La bondad contagiosa | Opinión

Ocurre que una niña en un colegio de Sevilla decide algo tan extremo como quitarse la vida. Nuestra mente vuelve entonces la mirada a aquel episodio infantil en el que por ser la nueva, torpe, tímida, formal o extravagante, envidiable, cualquier rasgo que de pronto despertó agresividad en una compañera, te viste rodeada de inquina y burla. Aún más escuece este asunto si dedicamos el pensamiento a la vida escolar de nuestros hijos, al sufrimiento que durante un tiempo fue secreto y que nos desvelaron cuando el peligro había cesado.

Lo curioso del escalofrío que nos provoca un suicidio como el de Sandra, la niña sevillana, es que siempre nos recordamos como víctimas y así pensamos de nuestros hijos, jamás como agresores. Pero este asunto es más complejo. Deberíamos pensar que, de la misma forma que la adolescencia es gregaria y tendente a lo irracional, también presenta un grado de flexibilidad mental que permite a los profesionales y la comunidad escolar intervenir con medidas preventivas. Se puede enseñar a no hacer daño.
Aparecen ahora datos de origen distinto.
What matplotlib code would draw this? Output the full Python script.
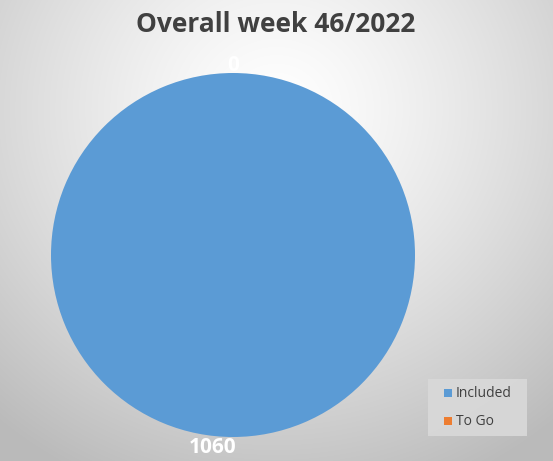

Que a estas alturas en las que tenemos tanta información sobre las situaciones amenazantes que amargan la vida a un menor seamos incapaces de protegerlos cuando han tenido la valentía de pedir auxilio es imperdonable. En el suicidio de un menor interviene tanto el acoso como la omisión de auxilio; interviene la impulsividad del carácter de la víctima; el bajo nivel de resiliencia, que es algo de lo que hablan los psicólogos cuando se les quiere escuchar, y también, cómo no, el hecho terrible de que quien sufre acaba por creerse el discurso denigrante de los agresores. Para qué seguir viviendo, piensa, si no merezco la pena.

Mientras antes se consideraba que los niños eran adultos por desarrollar, ahora creo que los adultos son niños que tratan desesperadamente de disimularlo. Si observamos el comportamiento de nuestro entorno laboral o de los protagonistas de la vida pública podríamos señalar a unos cuantos personajes que, carentes de empatía y sin cualidades dialécticas, suelen optar por agredir, sacar los dientes, burlarse, insultar, ofreciendo un espectáculo diario vergonzoso de chulos de colegio que se nos cuela por medios y redes y que tal vez aplaudan algunos padres delante de sus hijos.

¿No somos testigos a diario de esa violencia? Vemos que la bravuconada está en alza y que es aplaudida como un recurso legítimo para humillar al adversario; ¿por qué entonces pensamos que es algo extraordinario cuando los perpetradores son niños? Incluso al observar cómo algunos periodistas informan de hechos tan dramáticos como el suicidio de una niña podemos afirmar que no es su muerte lo que importa. Con músicas de fondo que alertan al espectador, ofrecen datos que deberían callarse, usan un tono estúpido y alarmista, colocan cámaras a las puertas del colegio, alientan la revancha, señalan culpables habiendo una investigación en curso, consiguen que quienes fueron agresoras se puedan convertir en agredidas; instan al público a convertirse en justiciero y a levantar el puño delante de los juzgados, a los niños a escribir mensajes amenazantes en los muros de un colegio, a perseguir a inocentes con uniforme. Haciendo caso omiso de las recomendaciones de fiscales y psicólogos, se convierten en una máquina de fabricar nuevas víctimas sin llegar jamás a profundizar de qué manera varias causas confluyeron para que una adolescente se sintiera tan desamparada.

La exigencia de responsabilidades es múltiple: hoy, los colegios deben enfrentarse tanto a lo académico como a lo emocional, perdiendo el miedo al desprestigio; los padres, han de educar a los hijos en la compasión, conteniendo este deseo casi patológico de formar a personas de éxito; la comunidad escolar ha de ver de qué manera se puede contrarrestar el efecto pernicioso de la crueldad imperante. Porque si la chulería es contagiosa, por qué no vamos a pensar lo mismo de la bondad.